I'll admit that it's interesting to find myself in a flight lounge again. Apparently you get a complimentary stay here whenever you fly business class or higher, and when company policy dictates that you get a business-class ticket for trips with a duration of one week or more, it takes every bit of self-control to prevent yourself from scarfing down free sandwiches and playing computer games. In short -- I could get used to this.
The only hitch has been with the Internet connection around here; Sometimes I wonder who builds these computers. The keyboards are rickety, the browsers are running on Windows 95, and the power supply units are humming their own version of the Gregorian Chants. Somehow I'm not surprised that the businessmen around here prefer to use their own laptops.
Now that I think about it, I didn't bring a camera. Yes, I know -- that was probably not the best thing to leave home. But for one, I'm on a business trip: I might not have the time to go around looking at the sights, much less snapping photos. Besides, I'm not much of a photo person. And besides, my sister wants to use it sometime over the next two weeks.
I'm on a direct flight from Manila to Amsterdam, after which I'll have about one-and-a-half hours to transfer to a connecting flight that will take me to Warsaw. Nobody else seems to be headed in my direction around here -- so far I've seen a number of American tourists who look like they're enjoying some world tour, as well as a bunch of Japanese businessmen who presumably have some work to do in the Netherlands. All in all, it looks like a lonely fifteen-hour flight; I just hope that the hotel will have some transport available once I arrive.
I've actually come loaded for bear, based on my experience with prior vacations and the well-meaning advice of some colleagues at work. I did bring a grand total of three paperback novels for consumption over the next two weeks: George R. R. Martin's A Game of Thrones, and the first two books of Manfredi's historical fiction series about Alexander the Great. That's a lot to read through, yes, but I've effectively got fifteen hours to kill, and I've plowed through far longer books in far less time. In fact, just in case that happens to come up short, I've also brought along my copy of the second Philippine Genre Stories digest.
What scares me about this whole thing is the fact that I've probably gotten used to the routine of heading out of the country, and prepping for the corresponding trip back.
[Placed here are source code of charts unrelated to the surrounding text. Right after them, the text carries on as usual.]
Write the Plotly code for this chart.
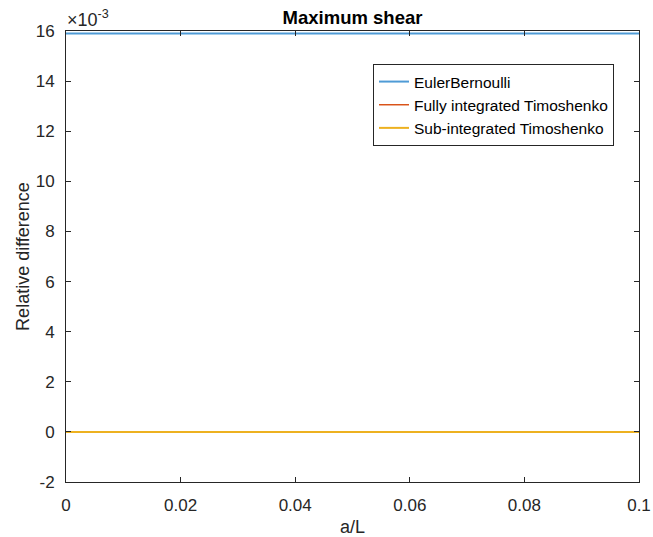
import plotly.graph_objects as go

# a/L values
a_over_L = [0.0, 0.01, 0.02, 0.03, 0.04, 0.05, 0.06, 0.07, 0.08, 0.09, 0.1]
# Relative difference series
euler_bernoulli = [0.0159, 0.0159, 0.0159, 0.0159, 0.0159, 0.0159, 0.0159, 0.0159, 0.0159, 0.0159, 0.0159]
fully_integrated = [0.0, 0.0, 0.0, 0.0, 0.0, 0.0, 0.0, 0.0, 0.0, 0.0, 0.0]
sub_integrated = [0.0, 0.0, 0.0, 0.0, 0.0, 0.0, 0.0, 0.0, 0.0, 0.0, 0.0]

y_tick_vals = [-0.002, 0.0, 0.002, 0.004, 0.006, 0.008, 0.010, 0.012, 0.014, 0.016]
y_tick_text = ["-2", "0", "2", "4", "6", "8", "10", "12", "14", "16"]
x_tick_vals = [0.0, 0.02, 0.04, 0.06, 0.08, 0.1]
x_tick_text = ["0", "0.02", "0.04", "0.06", "0.08", "0.1"]

FONT = "Liberation Sans, Arial, sans-serif"
AX = "#262626"

fig = go.Figure()
fig.add_trace(go.Scatter(x=a_over_L, y=euler_bernoulli, mode="lines",
                         name="EulerBernoulli", line=dict(color="#4f9bd6", width=2)))
fig.add_trace(go.Scatter(x=a_over_L, y=fully_integrated, mode="lines",
                         name="Fully integrated Timoshenko", line=dict(color="#D95319", width=1.5)))
fig.add_trace(go.Scatter(x=a_over_L, y=sub_integrated, mode="lines",
                         name="Sub-integrated Timoshenko", line=dict(color="#EDB120", width=2)))

fig.update_layout(
    width=653, height=537,
    margin=dict(l=66, r=14, t=31, b=55),
    paper_bgcolor="white", plot_bgcolor="white",
    font=dict(family=FONT, size=17, color=AX),
    title=dict(text="<b>Maximum shear</b>", x=(66 + 639) / 2 / 653, xanchor="center",
               y=1 - 18 / 537, yanchor="middle", yref="container",
               font=dict(size=18.5, color="black", family=FONT)),
    showlegend=True,
    legend=dict(x=(373 - 66) / 573, y=(482 - 64) / 451, xanchor="left", yanchor="top",
                bgcolor="white", bordercolor=AX, borderwidth=1,
                font=dict(size=15.5, color="black", family=FONT),
                tracegroupgap=0),
    xaxis=dict(range=[0, 0.1], tickvals=x_tick_vals, ticktext=x_tick_text,
               ticks="inside", ticklen=5, tickcolor=AX, showline=True, linecolor=AX,
               linewidth=1, mirror="ticks", showgrid=False, zeroline=False,
               ticklabelstandoff=8, automargin=False,
               title=dict(text="a/L", standoff=8, font=dict(size=18, color=AX))),
    yaxis=dict(range=[-0.002, 0.016], tickvals=y_tick_vals, ticktext=y_tick_text,
               ticks="inside", ticklen=5, tickcolor=AX, showline=True, linecolor=AX,
               linewidth=1, mirror="ticks", showgrid=False, zeroline=False,
               ticklabelstandoff=7, automargin=False,
               title=dict(text="Relative difference", standoff=1, font=dict(size=18, color=AX))),
    annotations=[dict(text="×10<sup>-3</sup>", xref="paper", yref="paper", x=0, y=1,
                      xanchor="left", yanchor="bottom", showarrow=False, xshift=-1, yshift=-1,
                      font=dict(size=18, color=AX, family=FONT))],
)

fig.write_html("out.html")
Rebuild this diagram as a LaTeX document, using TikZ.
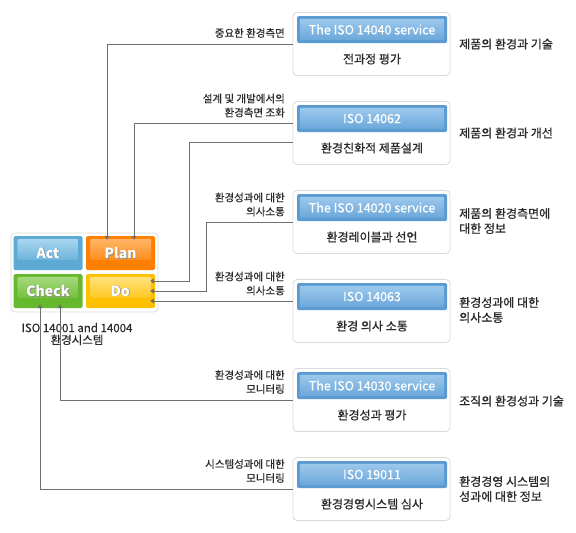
\documentclass[tikz,border=0pt]{standalone}
\usepackage{fontspec}
\setmainfont{Noto Sans CJK KR}
\newfontfamily\medfont{Noto Sans CJK KR}[FakeBold=0.8]
\newfontfamily\lightmed{Noto Sans CJK KR}[FakeBold=0.4]
\usetikzlibrary{arrows.meta,calc}
\definecolor{conn}{HTML}{707070}
\definecolor{boxline}{HTML}{DADADA}
\definecolor{barblue}{HTML}{5B9BD1}
\definecolor{bartop}{HTML}{9CC8EC}
\definecolor{barbot}{HTML}{6AA7DA}
\definecolor{txt}{HTML}{2A2A2A}
\definecolor{actc}{HTML}{5CA9D3}\definecolor{acttop}{HTML}{A9D5EE}\definecolor{actbot}{HTML}{6DB5DD}
\definecolor{planc}{HTML}{FF7F00}\definecolor{plantop}{HTML}{FFB566}\definecolor{planbot}{HTML}{FF8E1E}
\definecolor{checkc}{HTML}{66B82E}\definecolor{checktop}{HTML}{A6D97E}\definecolor{checkbot}{HTML}{74C03E}
\definecolor{doc}{HTML}{FFC000}\definecolor{dotop}{HTML}{FFE27E}\definecolor{dobot}{HTML}{FFC922}
\tikzset{
  svcbox/.style={draw=boxline,fill=white,rounded corners=4pt,minimum width=157pt,minimum height=63pt,line width=0.8pt,inner sep=0pt},
  svcbar/.style={fill=barblue,rounded corners=1.5pt,minimum width=150pt,minimum height=27pt,inner sep=0pt},
  bartext/.style={text=white,font=\lightmed\fontsize{12.5}{13}\selectfont},
  svcsub/.style={text=txt,font=\medfont\fontsize{12}{13}\selectfont},
  leftlab/.style={anchor=east,align=right,inner sep=0pt,text=txt,font=\lightmed\fontsize{10.5}{14}\selectfont},
  rightlab/.style={anchor=west,align=left,inner sep=0pt,text=txt,font=\medfont\fontsize{12}{15}\selectfont},
  pdca/.style={minimum width=69pt,minimum height=34pt,inner sep=0pt,rounded corners=1.5pt},
  pdcatext/.style={font=\bfseries\fontsize{14}{15}\selectfont},
  conn/.style={draw=conn,line width=0.9pt,-{Triangle[width=5pt,length=4pt]}},
}
\newcommand{\gloss}[3]{%
  \shade[top color=#2,bottom color=#3,rounded corners=2pt]
    ([shift={(4pt,-3pt)}]#1.north west) rectangle ([shift={(-4pt,-24pt)}]#1.north east);}
\newcommand{\barglow}[1]{%
  \shade[top color=bartop,bottom color=barbot,rounded corners=1pt]
    ([shift={(3pt,-3pt)}]#1.north west) rectangle ([shift={(-3pt,3pt)}]#1.south east);}
\begin{document}
\begin{tikzpicture}[x=1pt,y=-1pt]
\useasboundingbox (0,0) rectangle (576,533);
% right service boxes
\foreach \i/\bar/\sub in {1/{The ISO 14040 service}/{전과정 평가},
  2/{ISO 14062}/{환경친화적 제품설계},
  3/{The ISO 14020 service}/{환경레이블과 선언},
  4/{ISO 14063}/{환경 의사 소통},
  5/{The ISO 14030 service}/{환경성과 평가},
  6/{ISO 19011}/{환경경영시스템 심사}}{
  \node[svcbox] (b\i) at (371.5,{44+89*(\i-1)}) {};
  \node[svcbar] (bar\i) at (372,{44+89*(\i-1)-14.5}) {};
  \barglow{bar\i}
  \node[bartext] (bt\i) at (bar\i) {\bar};
  \node[svcsub] (s\i) at (372,{44+89*(\i-1)+15}) {\sub};
}
% right labels
\node[rightlab] (r1) at (459,44) {제품의 환경과 기술};
\node[rightlab] (r2) at (459,133) {제품의 환경과 개선};
\node[rightlab] (r3) at (459,221) {제품의 환경측면에\\대한 정보};
\node[rightlab] (r4) at (459,310) {환경성과에 대한\\의사소통};
\node[rightlab] (r5) at (459,401) {조직의 환경성과 기술};
\node[rightlab] (r6) at (459,489) {환경경영 시스템의\\성과에 대한 정보};
% left labels
\node[leftlab] (l1) at (285,33) {중요한 환경측면};
\node[leftlab] (l2) at (285,105.5) {설계 및 개발에서의\\환경측면 조화};
\node[leftlab] (l3) at (285,204.5) {환경성과에 대한\\의사소통};
\node[leftlab] (l4) at (285,283.5) {환경성과에 대한\\의사소통};
\node[leftlab] (l5) at (285,382) {환경성과에 대한\\모니터링};
\node[leftlab] (l6) at (285,471) {시스템성과에 대한\\모니터링};
% PDCA panel
\node[draw=boxline,fill=white,rounded corners=4pt,line width=0.8pt,minimum width=147pt,minimum height=79pt,inner sep=0pt] (panel) at (84.5,272.5) {};
\node[pdca,fill=actc] (act) at (48,253) {};
\node[pdca,fill=planc] (plan) at (120.5,253) {};
\node[pdca,fill=checkc] (check) at (48,291) {};
\node[pdca,fill=doc] (do) at (120.5,291) {};
\gloss{act}{acttop}{actbot}
\gloss{plan}{plantop}{planbot}
\gloss{check}{checktop}{checkbot}
\gloss{do}{dotop}{dobot}
\foreach \n/\t in {act/Act,plan/Plan,check/Check,do/Do}{
  \node[pdcatext,text=black!45] at ([shift={(0.8pt,-0.8pt)}]\n.center) {\t};
  \node[pdcatext,text=white] (\n t) at (\n.center) {\t};
}
\node[align=center,text=txt,font=\lightmed\fontsize{11.5}{12}\selectfont] (cap) at (77,334) {ISO 14001 and 14004\\환경시스템};
% connectors
\draw[conn] (b1.west) -| ([shift={(-13.5pt,-4pt)}]plan.north);
\draw[conn] ([yshift=10pt]b2.west) -| ([shift={(13.5pt,-4pt)}]plan.north);
\draw[conn] ([yshift=-9pt]b2.west) -| ([shift={(34pt,10pt)}]do.east) -- ([shift={(-5pt,10pt)}]do.east);
\draw[conn] (b3.west) -| ([shift={(51pt,0pt)}]do.east) -- ([shift={(-5pt,0pt)}]do.east);
\draw[conn] ([yshift=10pt]b4.west) -- ([shift={(-5pt,-10pt)}]do.east);
\draw[conn] (b5.west) -| ([shift={(12pt,4pt)}]check.south);
\draw[conn] (b6.west) -| ([shift={(-8pt,4pt)}]check.south);
\end{tikzpicture}
\end{document}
I find this odd, assuming that I'm one of those people who doesn't have any particular affinity towards travel in general. I'm good with travel, yes, but I don't look to doing it very often. What's just really strange is the rate at which I go moving around: I'm less than 30 years old, and have already been to at least twelve different countries. At what point did I suddenly decide to go traipsing around the world? It just doesn't make any sense, that's all...
So now I'm sitting in front of a computer terminal in a high-class passenger lounge, blogging with one hand and surfing the news with the other. It's not normal behavior for one with business class connections, but then again, we live in an ever-changing world. Besides, what else would I do -- gorge myself on hors'd oeuvres or something? I hope I never turn into what looks like a jaded, world-travelling business executive; Sometimes you just have to keep even a little bit of your sense of wonder alive.
There's my call. It's time to pack up, head outside to the gate, and see if I can grab a seat. I've got fifteen hours ahead of me, and George R. R. Martin will come a-calling pretty soon.